-- Start DATASET EXCERPTS --

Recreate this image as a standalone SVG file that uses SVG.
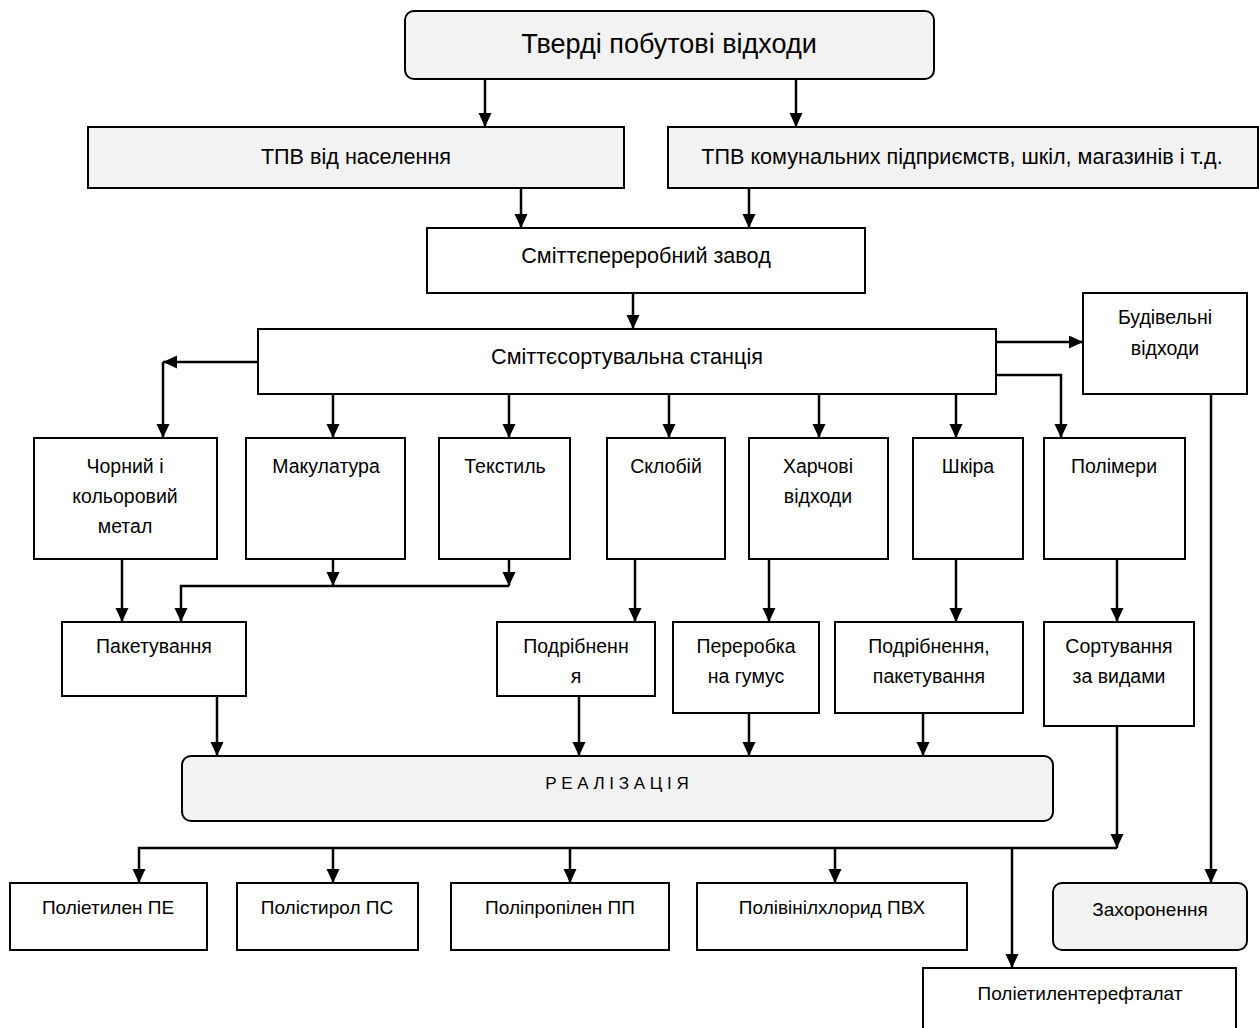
<svg xmlns="http://www.w3.org/2000/svg" width="1259" height="1028" viewBox="0 0 1259 1028">
<style>
.b{fill:#fff;stroke:#000;stroke-width:2}
.g{fill:#f2f2f2;stroke:#000;stroke-width:2}
text{font-family:"Liberation Sans",Arial,sans-serif;font-size:19.5px;fill:#000;text-anchor:middle}
.t{font-size:27px}
.u{font-size:21.6px}
.s{font-size:19px}
.r{font-size:17px}
.c{fill:none;stroke:#000;stroke-width:2.5}
</style>
<defs>
<marker id="ah" markerUnits="userSpaceOnUse" markerWidth="14" markerHeight="14" refX="14" refY="6.5" orient="auto">
<path d="M0,0 L14,6.5 L0,13 z" fill="#000"/>
</marker>
</defs>
<rect width="1259" height="1028" fill="#fff"/>
<g id="connectors">
<path class="c" marker-end="url(#ah)" d="M485,79 V127"/>
<path class="c" marker-end="url(#ah)" d="M796,79 V127"/>
<path class="c" marker-end="url(#ah)" d="M521,188 V228"/>
<path class="c" marker-end="url(#ah)" d="M749,188 V228"/>
<path class="c" marker-end="url(#ah)" d="M633,293 V329"/>
<path class="c" marker-end="url(#ah)" d="M258,362 H163"/>
<path class="c" marker-end="url(#ah)" d="M163,362 V438"/>
<path class="c" marker-end="url(#ah)" d="M333,394 V438"/>
<path class="c" marker-end="url(#ah)" d="M509,394 V438"/>
<path class="c" marker-end="url(#ah)" d="M669,394 V438"/>
<path class="c" marker-end="url(#ah)" d="M819,394 V438"/>
<path class="c" marker-end="url(#ah)" d="M956,394 V438"/>
<path class="c" marker-end="url(#ah)" d="M996,375 H1061 V438"/>
<path class="c" marker-end="url(#ah)" d="M996,342 H1083"/>
<path class="c" marker-end="url(#ah)" d="M1211,394 V883"/>
<path class="c" marker-end="url(#ah)" d="M122,559 V622"/>
<path class="c" marker-end="url(#ah)" d="M333,559 V586"/>
<path class="c" marker-end="url(#ah)" d="M509,559 V586"/>
<path class="c" marker-end="url(#ah)" d="M509,586 H181 V622"/>
<path class="c" marker-end="url(#ah)" d="M635,559 V622"/>
<path class="c" marker-end="url(#ah)" d="M769,559 V622"/>
<path class="c" marker-end="url(#ah)" d="M956,559 V622"/>
<path class="c" marker-end="url(#ah)" d="M1117,559 V622"/>
<path class="c" marker-end="url(#ah)" d="M217,696 V756"/>
<path class="c" marker-end="url(#ah)" d="M579,696 V756"/>
<path class="c" marker-end="url(#ah)" d="M749,713 V756"/>
<path class="c" marker-end="url(#ah)" d="M923,713 V756"/>
<path class="c" marker-end="url(#ah)" d="M1117,726 V848"/>
<path class="c" marker-end="url(#ah)" d="M1117,848 H139 V883"/>
<path class="c" marker-end="url(#ah)" d="M333,848 V883"/>
<path class="c" marker-end="url(#ah)" d="M570,848 V883"/>
<path class="c" marker-end="url(#ah)" d="M835,848 V883"/>
<path class="c" marker-end="url(#ah)" d="M1012,848 V968"/>
</g>
<g id="n-tpv"><rect class="g" x="405" y="11" width="529" height="68" rx="9"/><text class="t" x="669" y="53">Тверді побутові відходи</text></g>
<g id="n-pop"><rect class="g" x="88" y="127" width="536" height="61"/><text class="u" x="356" y="164">ТПВ від населення</text></g>
<g id="n-kom"><rect class="g" x="668" y="127" width="590" height="61"/><text class="u" x="962" y="164">ТПВ комунальних підприємств, шкіл, магазинів і т.д.</text></g>
<g id="n-zavod"><rect class="b" x="427" y="228" width="438" height="65"/><text class="u" x="646" y="263">Сміттєпереробний завод</text></g>
<g id="n-stan"><rect class="b" x="258" y="329" width="738" height="65"/><text class="u" x="627" y="364">Сміттєсортувальна станція</text></g>
<g id="n-bud"><rect class="b" x="1083" y="293" width="164" height="101"/><text x="1165" y="324">Будівельні</text><text x="1165" y="355">відходи</text></g>
<g id="n-met"><rect class="b" x="34" y="438" width="183" height="121"/><text x="125" y="473">Чорний і</text><text x="125" y="503">кольоровий</text><text x="125" y="533">метал</text></g>
<g id="n-mak"><rect class="b" x="246" y="438" width="159" height="121"/><text x="326" y="473">Макулатура</text></g>
<g id="n-tex"><rect class="b" x="439" y="438" width="131" height="121"/><text x="505" y="473">Текстиль</text></g>
<g id="n-sklo"><rect class="b" x="607" y="438" width="118" height="121"/><text x="666" y="473">Склобій</text></g>
<g id="n-harch"><rect class="b" x="749" y="438" width="139" height="121"/><text x="818" y="473">Харчові</text><text x="818" y="503">відходи</text></g>
<g id="n-shkira"><rect class="b" x="913" y="438" width="110" height="121"/><text x="968" y="473">Шкіра</text></g>
<g id="n-polim"><rect class="b" x="1044" y="438" width="141" height="121"/><text x="1114" y="473">Полімери</text></g>
<g id="n-paket"><rect class="b" x="62" y="622" width="184" height="74"/><text x="154" y="653">Пакетування</text></g>
<g id="n-podr"><rect class="b" x="497" y="622" width="158" height="74"/><text x="576" y="653">Подрібненн</text><text x="576" y="683">я</text></g>
<g id="n-humus"><rect class="b" x="673" y="622" width="146" height="91"/><text x="746" y="653">Переробка</text><text x="746" y="683">на гумус</text></g>
<g id="n-podrpak"><rect class="b" x="835" y="622" width="188" height="91"/><text x="929" y="653">Подрібнення,</text><text x="929" y="683">пакетування</text></g>
<g id="n-sort"><rect class="b" x="1044" y="622" width="150" height="104"/><text x="1119" y="653">Сортування</text><text x="1119" y="683">за видами</text></g>
<g id="n-real"><rect class="g" x="182" y="756" width="871" height="65" rx="9"/><text class="r" x="617" y="789">Р Е А Л І З А Ц І Я</text></g>
<g id="n-pe"><rect class="b" x="10" y="883" width="197" height="67"/><text class="s" x="108" y="914">Поліетилен ПЕ</text></g>
<g id="n-ps"><rect class="b" x="237" y="883" width="181" height="67"/><text class="s" x="327" y="914">Полістирол ПС</text></g>
<g id="n-pp"><rect class="b" x="451" y="883" width="218" height="67"/><text class="s" x="560" y="914">Поліпропілен ПП</text></g>
<g id="n-pvh"><rect class="b" x="697" y="883" width="270" height="67"/><text class="s" x="832" y="914">Полівінілхлорид ПВХ</text></g>
<g id="n-zah"><rect class="g" x="1053" y="883" width="194" height="67" rx="9"/><text class="s" x="1150" y="916">Захоронення</text></g>
<g id="n-pet"><rect class="b" x="923" y="968" width="313" height="80"/><text class="s" x="1080" y="1000">Поліетилентерефталат</text></g>
</svg>
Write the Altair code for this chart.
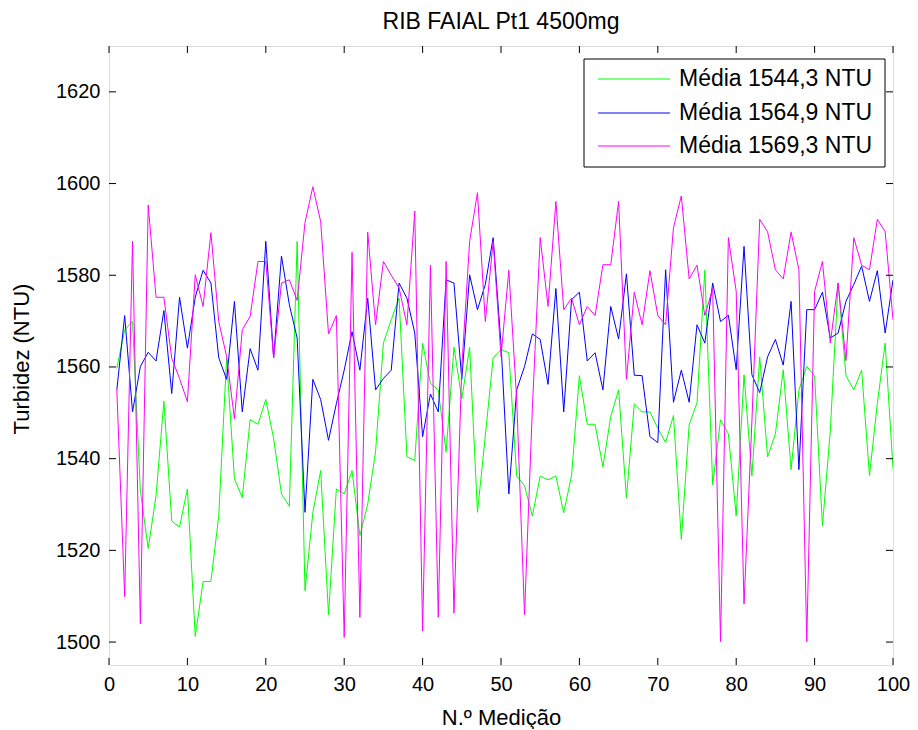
import altair as alt
import pandas as pd

x_vals = list(range(1, 101))

green = [1559.7, 1568.1, 1569.9, 1533.0, 1520.4, 1531.9, 1552.5, 1526.4, 1525.1, 1533.4,
         1501.2, 1513.2, 1513.2, 1527.5, 1561.9, 1535.6, 1531.5, 1548.5, 1547.5, 1552.9,
         1544.4, 1532.3, 1529.6, 1587.4, 1511.2, 1528.2, 1537.4, 1506.0, 1533.4, 1532.3,
         1537.4, 1523.2, 1530.1, 1541.5, 1565.2, 1570.3, 1575.0, 1540.4, 1539.6, 1565.2,
         1556.4, 1555.0, 1541.4, 1564.3, 1553.0, 1564.3, 1528.3, 1545.0, 1562.0, 1563.8,
         1563.1, 1536.2, 1534.1, 1527.5, 1536.2, 1535.4, 1536.2, 1528.2, 1536.3, 1558.1,
         1547.5, 1547.5, 1538.2, 1549.2, 1555.0, 1531.4, 1552.0, 1550.2, 1550.2, 1546.6,
         1543.5, 1549.4, 1522.4, 1547.4, 1552.2, 1581.1, 1534.3, 1548.5, 1545.4, 1527.5,
         1558.3, 1536.2, 1562.2, 1540.4, 1545.4, 1559.4, 1537.6, 1555.0, 1560.1, 1558.1,
         1525.3, 1546.0, 1578.3, 1558.1, 1555.0, 1559.3, 1536.3, 1552.0, 1565.2, 1537.8]

blue = [1555.0, 1571.2, 1550.2, 1560.1, 1563.2, 1561.3, 1572.3, 1554.2, 1575.2, 1564.1,
        1575.2, 1581.1, 1578.3, 1562.0, 1557.3, 1574.3, 1550.2, 1564.0, 1559.3, 1587.4,
        1562.0, 1584.2, 1573.6, 1566.3, 1528.3, 1557.3, 1552.9, 1544.0, 1552.0, 1559.3,
        1567.7, 1559.3, 1575.0, 1555.0, 1557.5, 1559.3, 1578.3, 1575.0, 1567.4, 1544.8,
        1554.1, 1550.2, 1579.0, 1578.3, 1557.3, 1580.1, 1572.5, 1578.0, 1588.2, 1565.0,
        1532.3, 1555.0, 1560.1, 1567.2, 1566.0, 1556.2, 1577.1, 1550.2, 1574.7, 1576.3,
        1561.3, 1563.1, 1555.0, 1573.2, 1566.1, 1580.3, 1558.2, 1558.1, 1544.8, 1543.5,
        1581.2, 1552.3, 1559.3, 1552.3, 1569.2, 1565.2, 1578.3, 1569.9, 1571.3, 1559.4,
        1586.3, 1558.3, 1554.4, 1562.2, 1566.0, 1560.4, 1574.3, 1537.6, 1572.5, 1572.5,
        1576.3, 1566.3, 1567.4, 1574.3, 1578.0, 1582.0, 1574.3, 1581.0, 1567.4, 1579.0]

magenta = [1555.0, 1509.9, 1587.4, 1504.0, 1595.3, 1575.2, 1575.2, 1561.9, 1557.5, 1552.4,
           1580.1, 1573.2, 1589.3, 1569.9, 1562.3, 1548.7, 1568.1, 1571.0, 1583.0, 1583.0,
           1562.0, 1578.3, 1579.0, 1574.5, 1591.5, 1599.3, 1591.7, 1567.2, 1571.2, 1501.0,
           1585.0, 1505.4, 1589.4, 1569.2, 1583.0, 1580.0, 1577.2, 1569.2, 1594.0, 1502.4,
           1582.2, 1505.4, 1583.0, 1506.3, 1560.0, 1587.4, 1598.0, 1569.9, 1587.4, 1562.3,
           1581.1, 1553.0, 1506.0, 1551.0, 1588.2, 1573.2, 1596.1, 1572.5, 1575.0, 1569.2,
           1573.2, 1571.2, 1582.3, 1582.3, 1596.1, 1557.3, 1576.3, 1569.2, 1581.0, 1571.2,
           1569.2, 1590.4, 1597.3, 1579.2, 1582.2, 1571.2, 1577.1, 1500.1, 1588.2, 1576.5,
           1508.3, 1548.0, 1592.2, 1589.5, 1581.2, 1579.2, 1589.4, 1581.2, 1500.1, 1576.5,
           1583.0, 1565.2, 1578.3, 1561.4, 1588.2, 1582.2, 1581.2, 1592.2, 1589.5, 1570.3]

series_labels = ["Média 1544,3 NTU", "Média 1564,9 NTU", "Média 1569,3 NTU"]
series_colors = ["#00ff00", "#0000ff", "#ff00ff"]
x_ticks = list(range(0, 101, 10))
y_ticks = list(range(1500, 1621, 20))
chart_title = "RIB FAIAL Pt1 4500mg"

W, H = 784, 619
FONT = "Liberation Sans"
TICK = 7

xscale = alt.Scale(domain=[0, 100], nice=False, zero=False)
yscale = alt.Scale(domain=[1495, 1630], nice=False, zero=False)

x_axis = alt.Axis(values=x_ticks, format="d", ticks=False, domain=False, grid=False,
                  labelFont=FONT, labelFontSize=20, labelColor="black", labelPadding=9,
                  labelFlush=False,
                  title="N.º Medição", titleFont=FONT, titleFontSize=22, titleFontWeight="normal",
                  titleColor="black", titleX=W / 2, titleY=52, titleBaseline="middle",
                  titleAlign="center")
y_axis = alt.Axis(values=y_ticks, format="d", ticks=False, domain=False, grid=False,
                  labelFont=FONT, labelFontSize=20, labelColor="black", labelPadding=9,
                  labelFlush=False,
                  title="Turbidez (NTU)", titleFont=FONT, titleFontSize=22, titleFontWeight="normal",
                  titleColor="black", titleX=-88, titleY=H / 2 + 3, titleAngle=-90,
                  titleBaseline="middle", titleAlign="center")

layers = []
for lab, col, vals in zip(series_labels, series_colors, [green, blue, magenta]):
    d = pd.DataFrame({"x": x_vals, "v": vals, "s": lab})
    layers.append(
        alt.Chart(d).mark_line(strokeWidth=1, color=col, clip=True).encode(
            x=alt.X("x:Q", scale=xscale, axis=x_axis),
            y=alt.Y("v:Q", scale=yscale, axis=y_axis),
        )
    )

xt = pd.DataFrame({"t": x_ticks})
yt = pd.DataFrame({"t": y_ticks})
tick_layers = [
    alt.Chart(yt).mark_rule(color="black", strokeWidth=1).encode(
        y=alt.Y("t:Q", scale=yscale, axis=y_axis), x=alt.value(0), x2=alt.value(TICK)),
    alt.Chart(yt).mark_rule(color="black", strokeWidth=1).encode(
        y=alt.Y("t:Q", scale=yscale, axis=y_axis), x=alt.value(W - TICK), x2=alt.value(W)),
    alt.Chart(xt).mark_rule(color="black", strokeWidth=1).encode(
        x=alt.X("t:Q", scale=xscale, axis=x_axis), y=alt.value(H - TICK), y2=alt.value(H)),
    alt.Chart(xt).mark_rule(color="black", strokeWidth=1).encode(
        x=alt.X("t:Q", scale=xscale, axis=x_axis), y=alt.value(0), y2=alt.value(TICK)),
]

one = pd.DataFrame({"k": [0]})
title_layer = alt.Chart(pd.DataFrame({"label": [chart_title]})).mark_text(
    align="center", baseline="alphabetic", font=FONT, fontSize=23, color="black").encode(
    text="label:N", x=alt.value(W / 2), y=alt.value(-17))

legend_layers = [
    alt.Chart(one).mark_rect(fill="white", stroke="black", strokeWidth=1).encode(
        x=alt.value(475), x2=alt.value(776), y=alt.value(13), y2=alt.value(121))
]
row_y = [33, 67, 100]
for lab, col, ry in zip(series_labels, series_colors, row_y):
    legend_layers.append(
        alt.Chart(one).mark_rule(color=col, strokeWidth=1).encode(
            x=alt.value(489), x2=alt.value(561), y=alt.value(ry)))
    legend_layers.append(
        alt.Chart(pd.DataFrame({"label": [lab]})).mark_text(
            align="left", baseline="middle", font=FONT, fontSize=23, color="black").encode(
            text="label:N", x=alt.value(570), y=alt.value(ry)))

chart = alt.layer(*layers, *tick_layers, *legend_layers, title_layer).properties(
    width=W, height=H,
    autosize=alt.AutoSizeParams(type="none"),
    padding={"left": 101, "top": 38, "right": 17, "bottom": 64},
).configure_view(stroke="black", strokeWidth=1).configure(background="white")

chart.save("out.html", embed_options={"renderer": "svg", "actions": False})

-- End DATASET EXCERPTS --

## YOUR TASK
Copy the listing above exactly, but only from the line with "Write the Altair code for this chart." through the line with "x_vals = list(range(1, 101))", including those two lines and excluding any picture.

## RESULT OF THE TASK
Write the Altair code for this chart.
import altair as alt
import pandas as pd

x_vals = list(range(1, 101))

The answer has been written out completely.